Mr. Obama next broke Syria, where he made its bloody civil war worse. Here it wasn’t U.S. intervention, but Mr. Obama’s threat of intervention following President Bashar Assad’s use of chemical weapons — a development Mr. Obama called a “red line.” Mr. Assad crossed it, and after much public Hamlet-like deliberation, Mr. Obama did nothing. As a direct result of the president’s wolf-crying, Mr. Assad felt free to continue the slaughter. The death toll is now estimated to be more than 200,000.

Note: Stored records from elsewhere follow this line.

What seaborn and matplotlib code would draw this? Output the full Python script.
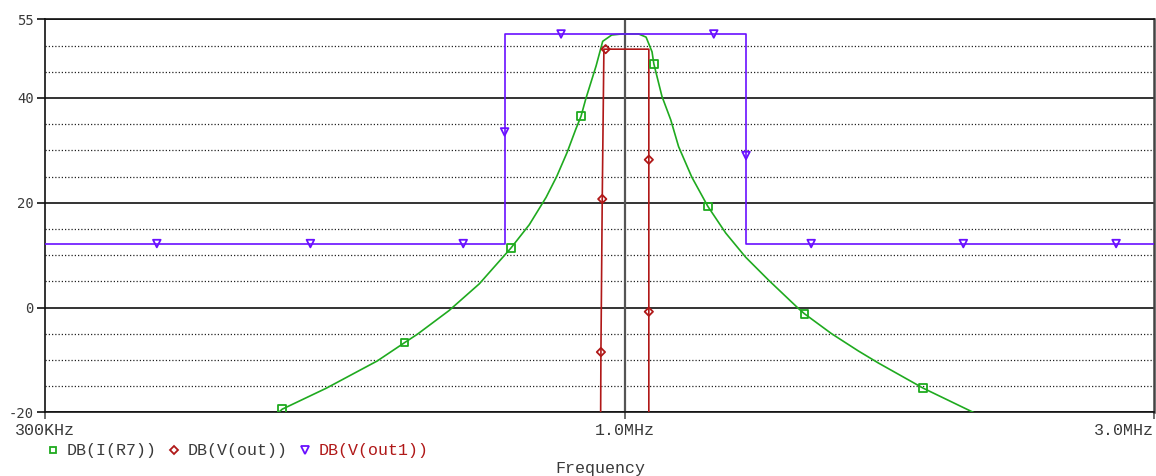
import numpy as np
import pandas as pd
import matplotlib
matplotlib.use("Agg")
import matplotlib.pyplot as plt
from matplotlib.lines import Line2D
from matplotlib.ticker import FixedLocator, NullLocator
import seaborn as sns

# ---- trace data (frequency in MHz, magnitude in dB) ----
# DB(I(R7)) : resonant current response
r7_freq = [0.470, 0.485, 0.491, 0.538, 0.598, 0.633, 0.650, 0.694, 0.739, 0.789,
           0.820, 0.849, 0.868, 0.887, 0.903, 0.913, 0.922, 0.934, 0.942, 0.955,
           0.973, 0.994, 1.013, 1.029, 1.045, 1.058, 1.062, 1.080, 1.100, 1.118,
           1.149, 1.188, 1.233, 1.285, 1.348, 1.434, 1.452, 1.536, 1.624, 1.693,
           1.858, 2.061, 2.120]
r7_db = [-21.9, -20.4, -19.4, -15.4, -10.2, -6.7, -5.1, -0.6, 4.5, 11.3,
         15.8, 21.0, 25.0, 29.6, 34.0, 36.5, 39.8, 43.6, 46.1, 50.8,
         52.0, 52.2, 52.2, 52.2, 51.6, 48.8, 46.5, 40.3, 35.8, 30.7,
         24.9, 19.3, 14.2, 9.6, 5.2, -0.2, -1.2, -5.0, -8.3, -10.6,
         -15.4, -20.0, -21.5]
r7_marks = [2, 5, 9, 15, 26, 31, 36, 40]

# DB(V(out)) : narrow band output
out_freq = [0.9505, 0.9515, 0.9541, 0.9574, 0.9608, 1.051, 1.051, 1.051, 1.051]
out_db = [-30.0, -8.5, 20.7, 49.3, 49.3, 49.3, 28.2, -0.8, -30.0]
out_marks = [1, 2, 4, 6, 7]

# DB(V(out1)) : wide band output
out1_freq = [0.300, 0.3784, 0.5205, 0.7149, 0.779, 0.779, 0.779, 0.8759, 1.2027,
             1.286, 1.286, 1.286, 1.4723, 2.0192, 2.773, 3.000]
out1_db = [12.2, 12.2, 12.2, 12.2, 12.2, 33.5, 52.2, 52.2, 52.2,
           52.2, 29.0, 12.2, 12.2, 12.2, 12.2, 12.2]
out1_marks = [1, 2, 3, 5, 7, 8, 10, 12, 13, 14]

trace_names = ["DB(I(R7))", "DB(V(out))", "DB(V(out1))"]

# axis annotation
y_major = [-20, 0, 20, 40, 55]
y_minor = [-15, -10, -5, 5, 10, 15, 25, 30, 35, 45, 50]
x_ticks_mhz = [0.3, 1.0, 3.0]
x_tick_labels = ["300KHz", "1.0MHz", "3.0MHz"]

GREEN = "#1faa1f"
RED = "#b01818"
PURPLE = "#6a10ff"
TEXT = "#3a3a3a"

sns.set_theme(style="white")
plt.rcParams["font.family"] = ["Liberation Mono", "DejaVu Sans Mono"]

fig = plt.figure(figsize=(11.56, 4.76), dpi=100)
ax = fig.add_axes([45 / 1156, 1 - 412.3 / 476, (1154 - 45) / 1156, (412.3 - 19.3) / 476])
ax.set_facecolor("white")

# grid: solid at labelled levels, dotted in between
for v in y_major:
    ax.axhline(v, color="#111111", lw=1.2, zorder=1)
for v in y_minor:
    ax.axhline(v, color="#222222", lw=0.9, ls=(0, (1, 1.6)), zorder=1)
ax.axvline(1.0e6, color="#555555", lw=1.6, zorder=1)


def draw_trace(freq, db, marks, color, marker, msize):
    hz = np.asarray(freq) * 1e6
    db = np.asarray(db)
    sns.lineplot(x=hz, y=db, ax=ax, sort=False, estimator=None,
                 color=color, lw=1.2, zorder=3)
    sns.scatterplot(x=hz[marks], y=db[marks], ax=ax, marker=marker, s=msize,
                    color=color, facecolor="none", edgecolor=color,
                    linewidth=1.3, zorder=4)


draw_trace(r7_freq, r7_db, r7_marks, GREEN, "s", 30)
draw_trace(out_freq, out_db, out_marks, RED, "D", 18)
draw_trace(out1_freq, out1_db, out1_marks, PURPLE, "v", 30)

ax.set_xscale("log")
ax.set_xlim(0.3e6, 3.0e6)
ax.set_ylim(-20, 55)

ax.xaxis.set_major_locator(FixedLocator([f * 1e6 for f in x_ticks_mhz]))
ax.xaxis.set_minor_locator(NullLocator())
ax.set_xticklabels(x_tick_labels)
ax.set_yticks(y_major)
ax.set_yticklabels([str(v) for v in y_major], family="DejaVu Sans Mono",
                   fontsize=10, color=TEXT)
for lab in ax.get_xticklabels():
    lab.set_fontsize(12)
    lab.set_color(TEXT)
ax.get_xticklabels()[-1].set_ha("right")

ax.tick_params(axis="y", direction="out", length=6, width=1.2, color="#111111",
               pad=2, left=True)
ax.tick_params(axis="x", direction="out", length=5, width=1.2, color="#555555",
               pad=3, bottom=True)

for side in ["left", "bottom", "top"]:
    ax.spines[side].set_color("#111111")
    ax.spines[side].set_linewidth(1.2)
ax.spines["right"].set_color("#444444")
ax.spines["right"].set_linewidth(1.8)

ax.set_xlabel("")
ax.set_ylabel("")
fig.text(600 / 1156, 1 - 468 / 476, "Frequency", fontsize=12, color=TEXT,
         ha="center", va="center")

handles = [
    Line2D([], [], ls="none", marker="s", mfc="none", mec=GREEN, ms=5, mew=1.3),
    Line2D([], [], ls="none", marker="D", mfc="none", mec=RED, ms=4, mew=1.3),
    Line2D([], [], ls="none", marker="v", mfc="none", mec=PURPLE, ms=5.5, mew=1.3),
]
leg = fig.legend(handles, trace_names, loc="center left",
                 bbox_to_anchor=(47 / 1156, 1 - 451 / 476), ncol=3,
                 frameon=False, fontsize=12, handlelength=0.7,
                 handletextpad=0.5, columnspacing=0.66, borderaxespad=0,
                 borderpad=0)
for txt in leg.get_texts():
    txt.set_color(TEXT)
leg.get_texts()[2].set_color(RED)

fig.savefig("out.png", dpi=100)
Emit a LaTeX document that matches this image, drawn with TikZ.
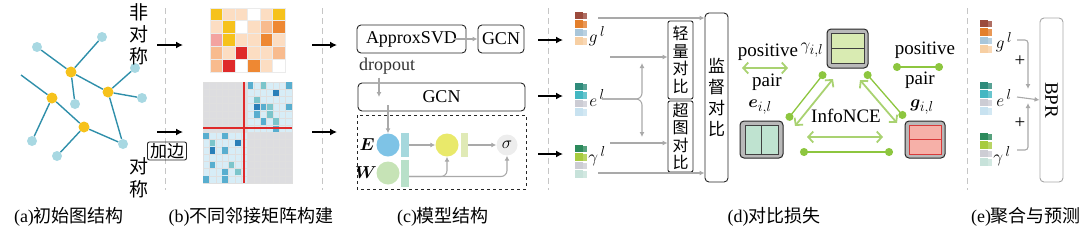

Mr. Obama has irretrievably broken several nations, many of which were friendly and cooperative, and his actions — or lack thereof — may result in the breaking of more nations, further endangering U.S. interests and those of our allies.

“You break it, you own it.” The Democrats and media critics who never let Mr. Bush forget it on Iraq will not apply the same standard to Mr. Obama and his devastating handling of Iraq, Libya, Egypt, Afghanistan and Syria. For their failure to hold him accountable the way they did Mr. Bush, they own the chaos, violence and diminution of U.S. power as much as he does.

Monica Crowley is online opinion editor at The Washington Times.